The experience of running his own indie label and trying to break new artists further cemented Earle's low opinion of the major-label mentality. "You always hope they get it," he says. "If they do, then it can all work out great. But it's sort of like sign language or something: You can't make them get it. It can get to be a really frustrating thing. E-Squared will never be associated with a major-label again. I may have to go with a major for my record, and that's a possibility. But it's really a matter of me staying solvent. I have to stay solvent for E-Squared to stay solvent."

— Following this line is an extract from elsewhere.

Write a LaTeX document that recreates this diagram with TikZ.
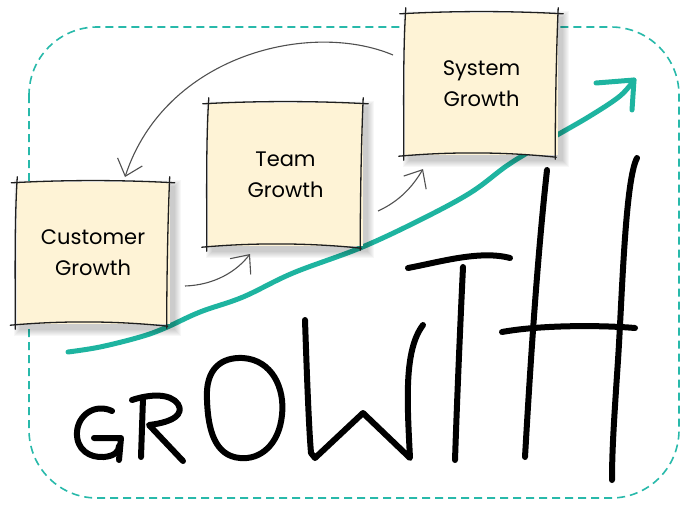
\documentclass[tikz,border=0pt]{standalone}
\usepackage{fontspec}
\setmainfont{Poppins}
\usetikzlibrary{arrows.meta,backgrounds}
\definecolor{teal1}{RGB}{30,180,160}
\definecolor{teal2}{RGB}{40,185,170}
\definecolor{cream}{RGB}{254,243,214}
\definecolor{arrowgray}{RGB}{80,80,80}
\definecolor{inkline}{RGB}{30,30,30}
\tikzset{
  note/.style={rectangle, fill=cream, draw=none, inner sep=0pt, align=center,
    font=\fontsize{21}{31}\selectfont, text=black},
  skline/.style={draw=inkline, line width=1.3pt, line cap=round},
  flow/.style={draw=arrowgray, line width=1.1pt, -{Straight Barb[length=15pt,width=26pt,line width=1.1pt]}},
  letter/.style={draw=black, line width=6pt, line cap=round, line join=round},
  rise/.style={draw=teal1, line width=5pt, line cap=round, line join=round},
  frame/.style={draw=teal2, line width=1.6pt, dash pattern=on 8pt off 5pt, rounded corners=68pt}
}
\newcommand\skbox[1]{%
  \draw[skline] ([shift={(-5,1)}]#1.north west) .. controls ([shift={(50,-2)}]#1.north west) and ([shift={(-50,-2)}]#1.north east) .. ([shift={(5,1)}]#1.north east);
  \draw[skline] ([shift={(0,-5)}]#1.north east) .. controls ([shift={(-2,40)}]#1.north east) and ([shift={(-3,-40)}]#1.south east) .. ([shift={(-3,4)}]#1.south east);
  \draw[skline] ([shift={(-6,1)}]#1.south west) .. controls ([shift={(50,-4)}]#1.south west) and ([shift={(-50,-3)}]#1.south east) .. ([shift={(-2,2)}]#1.south east);
  \draw[skline] ([shift={(1,-5)}]#1.north west) .. controls ([shift={(-2,40)}]#1.north west) and ([shift={(-1,-40)}]#1.south west) .. ([shift={(-1,5)}]#1.south west);
}
\newcommand\shadowof[1]{%
  \foreach \s in {0,1,...,6}{
    \fill[black,opacity=0.03] ([shift={(4-\s,4-\s)}]#1.north west) rectangle ([shift={(5+\s,6+\s)}]#1.south east);
  }
}
\begin{document}
\begin{tikzpicture}[x=1pt,y=-1pt]
\useasboundingbox (0,0) rectangle (682,509);

% sticky notes
\node[note, minimum width=153pt, minimum height=142pt] (cust) at (93,253) {Customer\\Growth};
\node[note, minimum width=155pt, minimum height=143pt] (team) at (285.5,174.5) {Team\\Growth};
\node[note, minimum width=153pt, minimum height=142pt] (sys) at (481.5,84) {System\\Growth};

\begin{scope}[on background layer]
  \draw[frame] (29,27) rectangle (679,498);
  \coordinate (rs) at (68,352);
  \coordinate (rt) at (634,80);
  \draw[rise] plot[smooth, tension=0.6] coordinates {(rs) (100,347) (140,337) (165,328) (200,312) (243,297) (293,273) (360,248) (420,220) (470,193) (505,167) (527,153) (552,138) (590,116) (620,96) (rt)};
  \draw[rise] (596,83) -- (rt) -- (632,110);
  \shadowof{cust}
  \shadowof{team}
  \shadowof{sys}
\end{scope}

\skbox{cust}
\skbox{team}
\skbox{sys}

% gray flow arrows
\coordinate (a1s) at (185,286);
\coordinate (a1e) at (250,254);
\draw[flow] (a1s) .. controls (215,285) and (237,271) .. (a1e);
\coordinate (a2s) at (378,211);
\coordinate (a2e) at (423,169);
\draw[flow] (a2s) .. controls (400,201) and (413,186) .. (a2e);
\coordinate (a3s) at (393,55);
\coordinate (a3e) at (125,177);
\draw[flow] (a3s) .. controls (310,20) and (165,55) .. (a3e);

% GROWTH lettering
% G
\draw[letter] (112,411) .. controls (95,403) and (78,415) .. (77,432) .. controls (76,450) and (90,458) .. (104,457) .. controls (114,456) and (119,452) .. (119,446);
\draw[letter] (94,438) -- (121,438) -- (119,460);
% R
\draw[letter] (143,398) -- (141,457);
\draw[letter] (132,400) .. controls (150,394) and (170,393) .. (178,404) .. controls (184,414) and (174,422) .. (149,425) -- (183,461);
% O
\draw[letter] (207,400) .. controls (205,368) and (222,357) .. (243,358) .. controls (272,360) and (285,388) .. (282,415) .. controls (279,445) and (260,460) .. (240,458) .. controls (215,456) and (208,430) .. (207,400) -- cycle;
% W
\draw[letter] (305,320) .. controls (307,380) and (309,430) .. (311,453) -- (315,458) -- (363,413) -- (410,458) .. controls (407,400) and (404,350) .. (423,325);
% T
\draw[letter] (408,268) .. controls (440,262) and (480,250) .. (510,258);
\draw[letter] (463,267) .. controls (460,330) and (457,400) .. (455,460);
% H
\draw[letter] (547,170) .. controls (537,260) and (530,370) .. (525,457);
\draw[letter] (502,332) .. controls (540,325) and (600,325) .. (635,328);
\draw[letter] (637,158) .. controls (625,180) and (622,300) .. (618,360) .. controls (614,420) and (612,450) .. (612,480);
\end{tikzpicture}
\end{document}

According to Earle, by the end of the summer he will have completed writing enough songs to begin work on his new "rock record." He is also finishing up his first writing effort outside of music: a collection of short stories that will be published by Houghton-Mifflin later this year. "It's like nine stories that I've written over a period of about four and a half years, 'cause that's how long I've been out of jail," Earle says.

Another project that Earle is trying to get off the ground is a Western-swing album with his production partner Ray Kennedy. "We were on this cruise that Delbert McClinton does every year, and Joe Ely was in a room on one side of me and Ray Benson [of Asleep at the Wheel] was in the other cabin -- kind of like old-home week in the middle of the Caribbean. And one of the things I talked about with Benson and Buck White was putting together some sort of bad motherfucker Western-swing band around Ray Kennedy and making a record out of it," he recalls.

Like Ernest Hemingway Earle long considered himself a writer who had to be in the thick of things to effectively capture them in his work. And though his wildest days are certainly behind him, Earle's not the type of person to completely abandon his past: "I still have a tendency to get in the middle of shit. I just don't get in the middle of the wrong shit anymore.